- Material for this exercise
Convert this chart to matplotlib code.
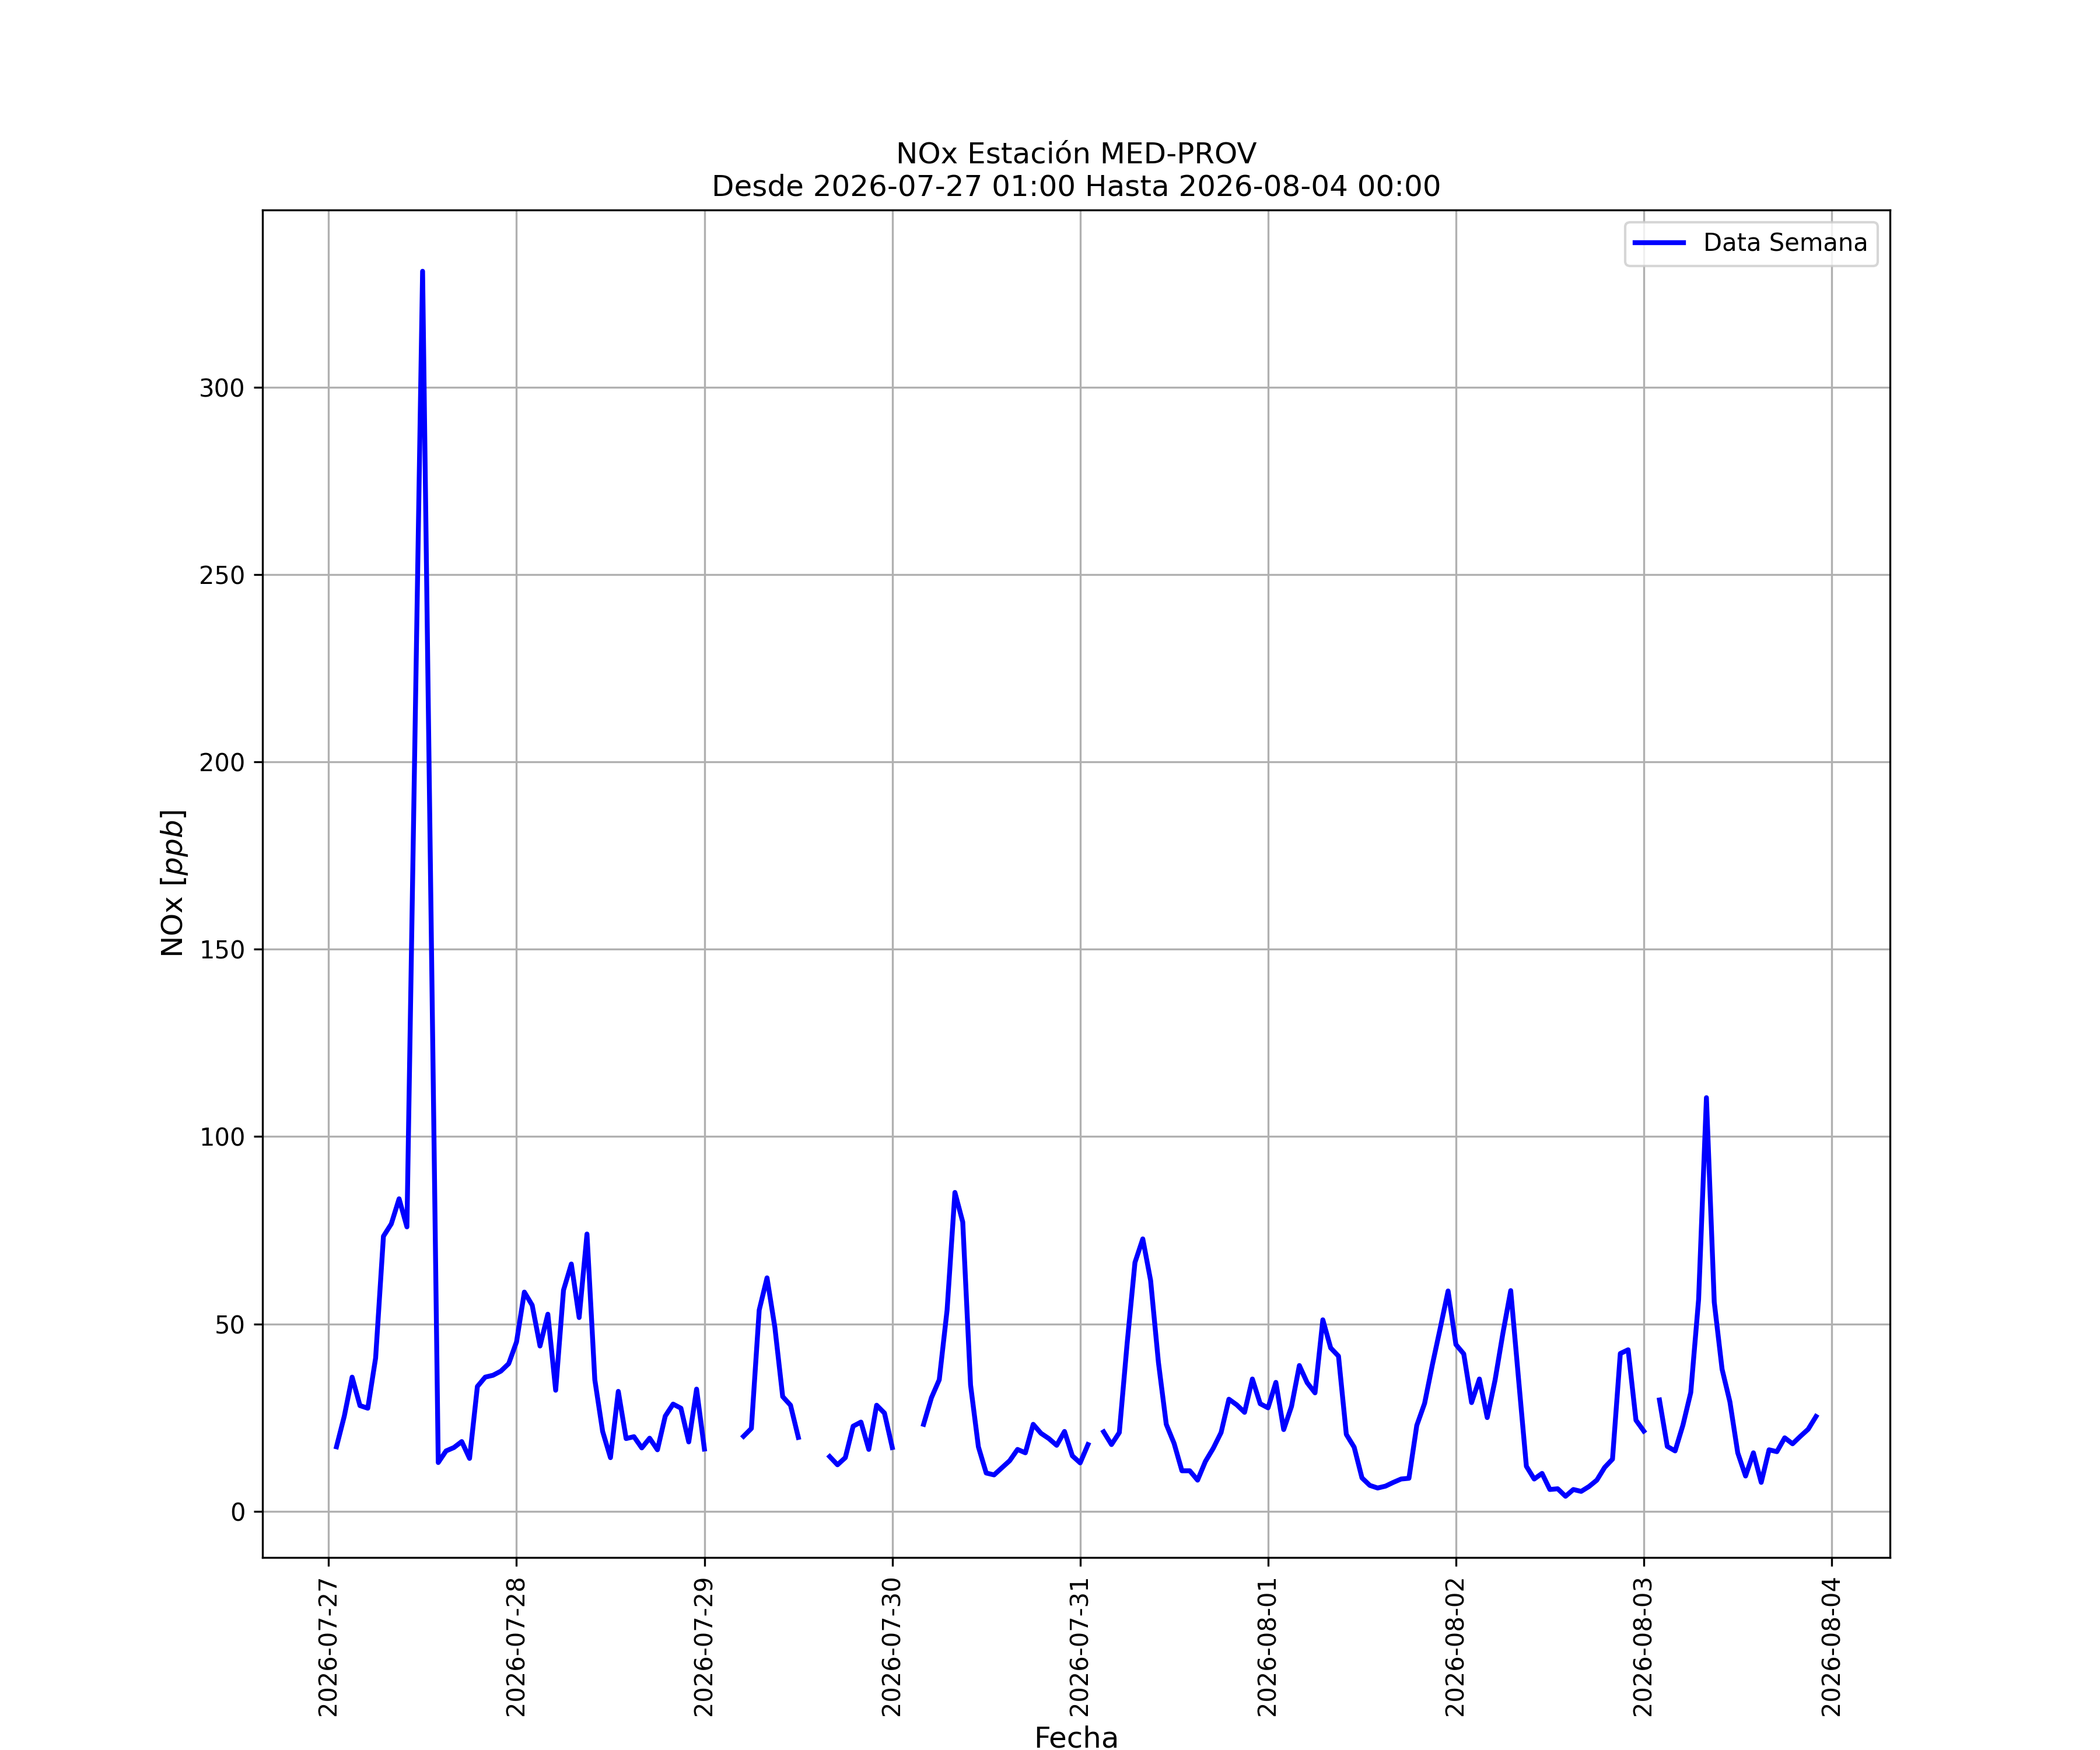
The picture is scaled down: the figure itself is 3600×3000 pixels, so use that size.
import numpy as np
import pandas as pd
import matplotlib
matplotlib.use("Agg")
import matplotlib.pyplot as plt
import matplotlib.dates as mdates

nan = np.nan

# Hourly NOx values [ppb]; first list starts at 2026-07-27 01:00, the others at 00:00
d0727 = [17.2, 25.4, 35.8, 28.2, 27.5, 40.9, 73.4, 76.7, 83.4, 75.9, 203.5, 331.0,
         172.0, 13.0, 16.1, 17.0, 18.6, 14.1, 33.3, 35.8, 36.3, 37.4, 39.4]
d0728 = [45.2, 58.5, 55.0, 44.1, 52.6, 32.3, 59.0, 66.0, 51.7, 74.0, 35.1, 21.3,
         14.3, 32.0, 19.4, 19.9, 16.9, 19.5, 16.4, 25.4, 28.6, 27.5, 18.5, 32.6]
d0729 = [16.6, nan, nan, nan, nan, 20.0, 22.1, 53.7, 62.3, 49.1, 30.6, 28.3,
         19.7, nan, nan, nan, 14.6, 12.4, 14.3, 22.7, 23.8, 16.5, 28.3, 26.2]
d0730 = [17.0, nan, nan, nan, 23.2, 30.3, 35.1, 53.7, 85.1, 77.2, 33.7, 17.2,
         10.2, 9.7, 11.6, 13.5, 16.5, 15.6, 23.2, 20.8, 19.4, 17.6, 21.3, 14.8]
d0731 = [12.9, 17.8, nan, 21.2, 17.8, 21.0, 44.8, 66.4, 72.7, 61.6, 39.7, 23.2,
         18.1, 10.8, 10.8, 8.3, 13.3, 16.8, 21.0, 29.9, 28.4, 26.4, 35.3, 28.7]
d0801 = [27.6, 34.4, 21.8, 28.0, 38.9, 34.3, 31.6, 51.1, 43.6, 41.4, 20.5, 17.1,
         8.9, 6.9, 6.2, 6.7, 7.7, 8.6, 8.8, 22.9, 28.8, 39.2, 48.9, 58.8]
d0802 = [44.5, 42.0, 29.0, 35.3, 25.0, 35.0, 47.5, 58.9, 35.3, 12.0, 8.6, 10.1,
         5.8, 6.0, 4.0, 5.8, 5.3, 6.6, 8.3, 11.7, 13.9, 42.1, 43.1, 24.3]
d0803 = [21.4, nan, 29.7, 17.3, 16.1, 23.0, 31.7, 56.5, 110.4, 55.8, 37.9, 29.2,
         15.6, 9.4, 15.6, 7.7, 16.4, 15.9, 19.6, 18.0, 20.0, 21.9, 25.3, nan]
d0804 = [nan]

values = d0727 + d0728 + d0729 + d0730 + d0731 + d0801 + d0802 + d0803 + d0804
fechas = pd.date_range("2026-07-27 01:00", periods=len(values), freq="h")

titulo = "NOx Estación MED-PROV\nDesde 2026-07-27 01:00 Hasta 2026-08-04 00:00"

fig, ax = plt.subplots(figsize=(12, 10), dpi=300)
ax.plot(fechas, values, color="blue", linewidth=2, label="Data Semana")
ax.set_title(titulo, fontsize=12)
ax.set_xlabel("Fecha", fontsize=12)
ax.set_ylabel("NOx [$ppb$]", fontsize=12)
ax.xaxis.set_major_locator(mdates.DayLocator())
ax.xaxis.set_major_formatter(mdates.DateFormatter("%Y-%m-%d"))
plt.setp(ax.get_xticklabels(), rotation=90)
ax.grid(True)
ax.legend(loc="upper right")
fig.savefig("out.png", dpi=300)
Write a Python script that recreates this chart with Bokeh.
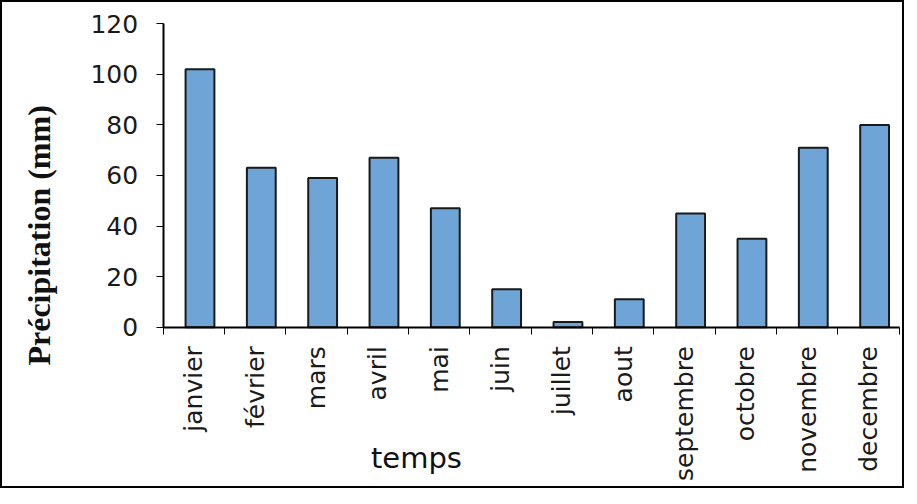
import math
from bokeh.plotting import figure
from bokeh.models import FixedTicker, Range1d, Label, ColumnDataSource, LinearAxis
from bokeh.embed import file_html
from bokeh.resources import INLINE

months = ["janvier", "février", "mars", "avril", "mai", "juin", "juillet",
          "aout", "septembre", "octobre", "novembre", "decembre"]
precip = [102, 63, 59, 67, 47, 15, 2, 11, 45, 35, 71, 80]
y_ticks = [0, 20, 40, 60, 80, 100, 120]

n = len(months)
centers = [i + 0.6 for i in range(n)]
src = ColumnDataSource(dict(x=centers, top=precip, month=months))

p = figure(width=904, height=488, output_backend="svg", toolbar_location=None,
           x_range=Range1d(-2.62, n + 0.12), y_range=Range1d(-64.6, 128.4),
           x_axis_location=None, y_axis_location=None, min_border=0)
p.styles = {"border": "2px solid black"}

p.vbar(x="x", top="top", width=0.47, source=src, fill_color="#6EA5D6",
       line_color="#1a1a1a", line_width=2)

p.grid.visible = False
p.outline_line_color = None

xaxis = LinearAxis(fixed_location=0, bounds=(0, n))
xaxis.ticker = FixedTicker(ticks=[i + 0.5 for i in range(n)], minor_ticks=list(range(n + 1)))
xaxis.major_label_overrides = {i + 0.5: m for i, m in enumerate(months)}
xaxis.major_label_orientation = math.pi / 2
xaxis.major_tick_line_color = None
xaxis.minor_tick_line_color = "black"
xaxis.minor_tick_out = 7
xaxis.minor_tick_in = 0
xaxis.major_label_standoff = 12
xaxis.major_label_text_font = "DejaVu Sans"
xaxis.major_label_text_font_size = "25px"
xaxis.major_label_text_color = "#1a1a1a"
xaxis.axis_line_width = 2
p.add_layout(xaxis, "below")

yaxis = LinearAxis(fixed_location=0, bounds=(0, 120))
yaxis.ticker = FixedTicker(ticks=y_ticks, minor_ticks=[])
yaxis.major_tick_out = 7
yaxis.major_tick_in = 0
yaxis.major_label_standoff = 18
yaxis.major_label_text_font = "DejaVu Sans"
yaxis.major_label_text_font_size = "25px"
yaxis.major_label_text_color = "#1a1a1a"
yaxis.axis_line_width = 2
p.add_layout(yaxis, "left")

p.add_layout(Label(x=-2.02, y=36.3, text="Précipitation (mm)", angle=math.pi / 2,
                   text_align="center", text_baseline="middle",
                   text_font="Liberation Serif", text_font_style="bold",
                   text_font_size="32px", text_color="#111111"))
p.add_layout(Label(x=4.13, y=-51.8, text="temps",
                   text_align="center", text_baseline="middle",
                   text_font="DejaVu Sans", text_font_size="29px",
                   text_color="#111111"))

open("out.html", "w").write(file_html(p, INLINE))
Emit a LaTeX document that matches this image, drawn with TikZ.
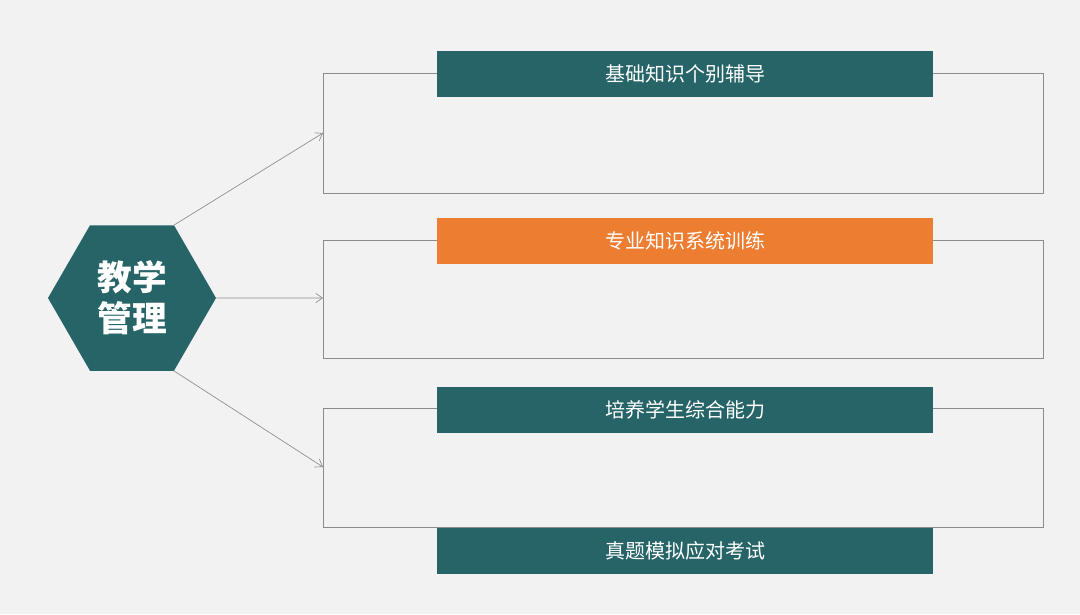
\documentclass[tikz,border=0pt]{standalone}
\usepackage{fontspec}
\newfontfamily\cjk{Noto Sans CJK SC}
\usetikzlibrary{shapes.geometric,arrows.meta}
\definecolor{teal1}{RGB}{38,100,104}
\definecolor{orange1}{RGB}{237,125,49}
\definecolor{line1}{RGB}{140,140,140}
\begin{document}
\begin{tikzpicture}[x=0.75pt,y=0.75pt,yscale=-1,
  header/.style={fill=teal1,minimum width=372pt,minimum height=34.5pt,inner sep=0pt,text=white,font=\cjk\fontsize{15}{17}\selectfont},
  frame/.style={draw=line1,line width=0.6pt},
  link/.style={draw=line1,line width=0.5pt,-{Straight Barb[length=5pt,width=7pt]}}]
\useasboundingbox[fill=white!95!black] (0,0) rectangle (1080,614);
% hexagon
\node (hub) [regular polygon,regular polygon sides=6,fill=teal1,minimum size=126pt,inner sep=0pt,text=white,align=center,font=\cjk\bfseries\fontsize{26}{31}\selectfont] at (132,298) {教学\\管理};
% frames
\draw[frame] (323,73) rectangle (1043,193);
\draw[frame] (323,240) rectangle (1043,358);
\draw[frame] (323,408) rectangle (1043,527);
\coordinate (in1) at (323,133);
\coordinate (in2) at (323,298);
\coordinate (in3) at (323,467);
% headers
\node (h1) [header] at (685,74) {基础知识个别辅导};
\node (h2) [header,fill=orange1] at (685,240.5) {专业知识系统训练};
\node (h3) [header] at (685,409.5) {培养学生综合能力};
\node (h4) [header] at (685,550.5) {真题模拟应对考试};
% links
\draw[link] (hub.60) -- (in1);
\draw[link] (hub.0) -- (in2);
\draw[link] (hub.-60) -- (in3);
\end{tikzpicture}
\end{document}
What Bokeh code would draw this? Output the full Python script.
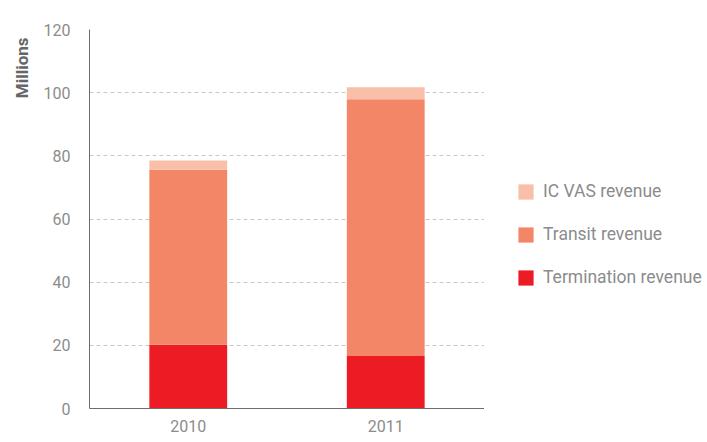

- What to work on
Taking the lines above, repeat exactly those from the line that contains "The picture is" through the line that contains "Estación MED-PROV\nDesde 2026-07-27", and both of those lines as well. Include nothing else.

- Written solution
The picture is scaled down: the figure itself is 3600×3000 pixels, so use that size.
import numpy as np
import pandas as pd
import matplotlib
matplotlib.use("Agg")
import matplotlib.pyplot as plt
import matplotlib.dates as mdates

nan = np.nan

# Hourly NOx values [ppb]; first list starts at 2026-07-27 01:00, the others at 00:00
d0727 = [17.2, 25.4, 35.8, 28.2, 27.5, 40.9, 73.4, 76.7, 83.4, 75.9, 203.5, 331.0,
         172.0, 13.0, 16.1, 17.0, 18.6, 14.1, 33.3, 35.8, 36.3, 37.4, 39.4]
d0728 = [45.2, 58.5, 55.0, 44.1, 52.6, 32.3, 59.0, 66.0, 51.7, 74.0, 35.1, 21.3,
         14.3, 32.0, 19.4, 19.9, 16.9, 19.5, 16.4, 25.4, 28.6, 27.5, 18.5, 32.6]
d0729 = [16.6, nan, nan, nan, nan, 20.0, 22.1, 53.7, 62.3, 49.1, 30.6, 28.3,
         19.7, nan, nan, nan, 14.6, 12.4, 14.3, 22.7, 23.8, 16.5, 28.3, 26.2]
d0730 = [17.0, nan, nan, nan, 23.2, 30.3, 35.1, 53.7, 85.1, 77.2, 33.7, 17.2,
         10.2, 9.7, 11.6, 13.5, 16.5, 15.6, 23.2, 20.8, 19.4, 17.6, 21.3, 14.8]
d0731 = [12.9, 17.8, nan, 21.2, 17.8, 21.0, 44.8, 66.4, 72.7, 61.6, 39.7, 23.2,
         18.1, 10.8, 10.8, 8.3, 13.3, 16.8, 21.0, 29.9, 28.4, 26.4, 35.3, 28.7]
d0801 = [27.6, 34.4, 21.8, 28.0, 38.9, 34.3, 31.6, 51.1, 43.6, 41.4, 20.5, 17.1,
         8.9, 6.9, 6.2, 6.7, 7.7, 8.6, 8.8, 22.9, 28.8, 39.2, 48.9, 58.8]
d0802 = [44.5, 42.0, 29.0, 35.3, 25.0, 35.0, 47.5, 58.9, 35.3, 12.0, 8.6, 10.1,
         5.8, 6.0, 4.0, 5.8, 5.3, 6.6, 8.3, 11.7, 13.9, 42.1, 43.1, 24.3]
d0803 = [21.4, nan, 29.7, 17.3, 16.1, 23.0, 31.7, 56.5, 110.4, 55.8, 37.9, 29.2,
         15.6, 9.4, 15.6, 7.7, 16.4, 15.9, 19.6, 18.0, 20.0, 21.9, 25.3, nan]
d0804 = [nan]

values = d0727 + d0728 + d0729 + d0730 + d0731 + d0801 + d0802 + d0803 + d0804
fechas = pd.date_range("2026-07-27 01:00", periods=len(values), freq="h")

titulo = "NOx Estación MED-PROV\nDesde 2026-07-27 01:00 Hasta 2026-08-04 00:00"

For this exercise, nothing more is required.